Accomplishments that we're proud of

Honestly? The fact that it works at all.

Like I'm a first-year BTech student. I built a full-stack app with AI and physics and WebSockets and it actually detects deepfakes. What??

Some specific things:

  • The "Ask Gemini Why" feature is genuinely useful
  • 96% accuracy on my test videos
  • The self-healing fallback system (feels very production-ready)
  • Built this in 4 days solo
  • The tagline: "Deepfakes can fake pixels. They cannot fake Newton." (I'm really proud of that one ngl)

What we learned

Gemini 3 is insane. The vision model can track objects across frames better than OpenCV. And it can explain its reasoning in plain English. Wild.

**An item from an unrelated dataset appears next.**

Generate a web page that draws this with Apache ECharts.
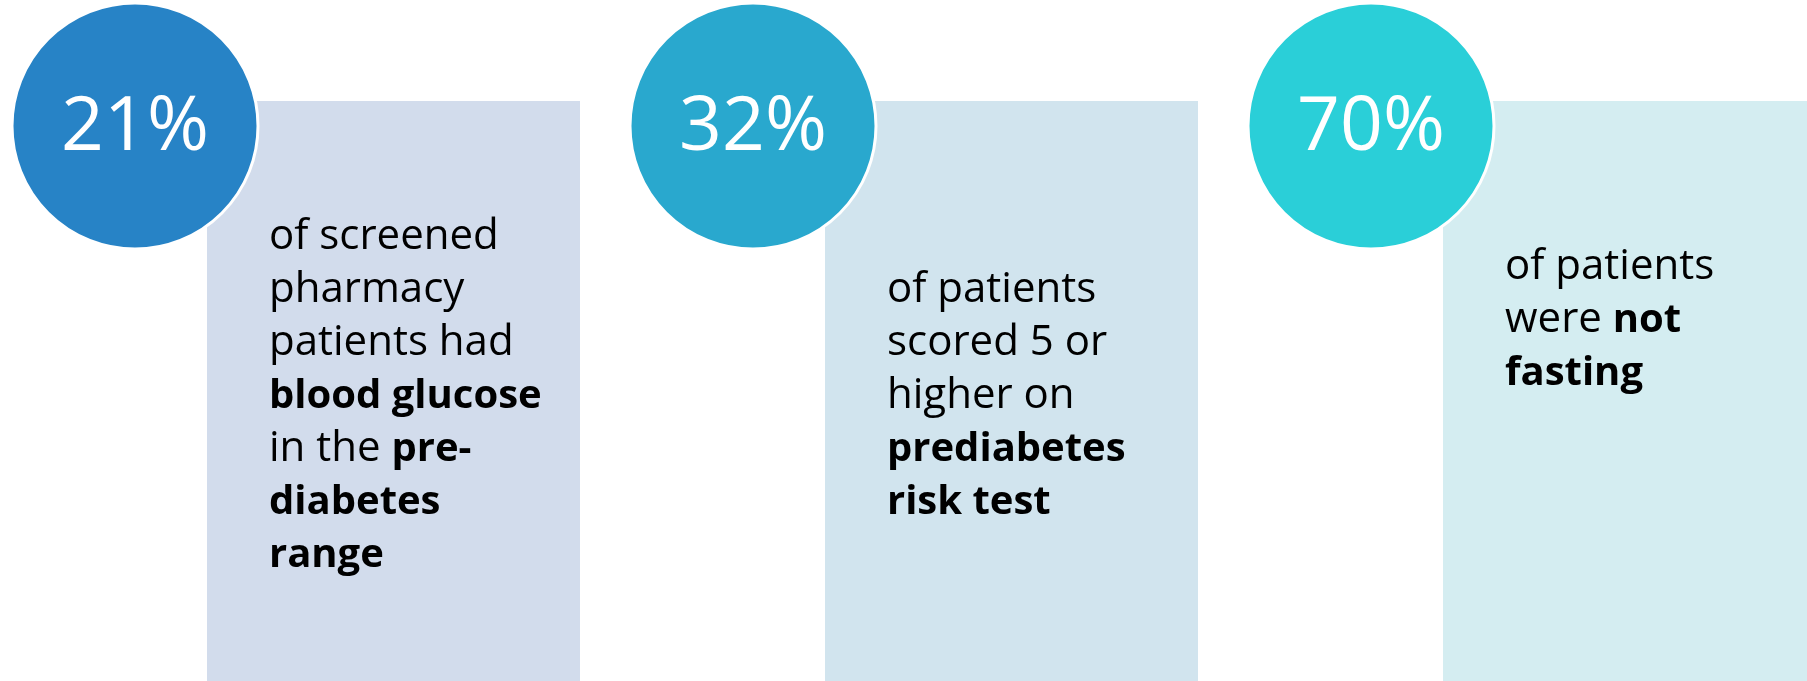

Physics is a universal truth. AI generators don't care about physics, they care about looking good. That's an exploitable gap.

Error handling matters. The difference between a demo and a real app is what happens when things break.

You don't have to wait until senior year to build stuff. I'm in first year and I shipped this. Just gotta start.

What's next for VERITAS.AI: The Physics-Based Reality Engine

Soon:

  • Add image detection (check shadow angles and stuff)
  • Make an API so other apps can use this
  • Maybe a Chrome extension?

Eventually:

  • Mobile app so people can verify before sharing
  • Talk to news organizations about using this
  • Get it into social platforms

The dream: Imagine every browser has a "Verify" button next to videos. That's what I want.

Because honestly? Truth shouldn't be a luxury only experts have access to. It should just be... there. For everyone.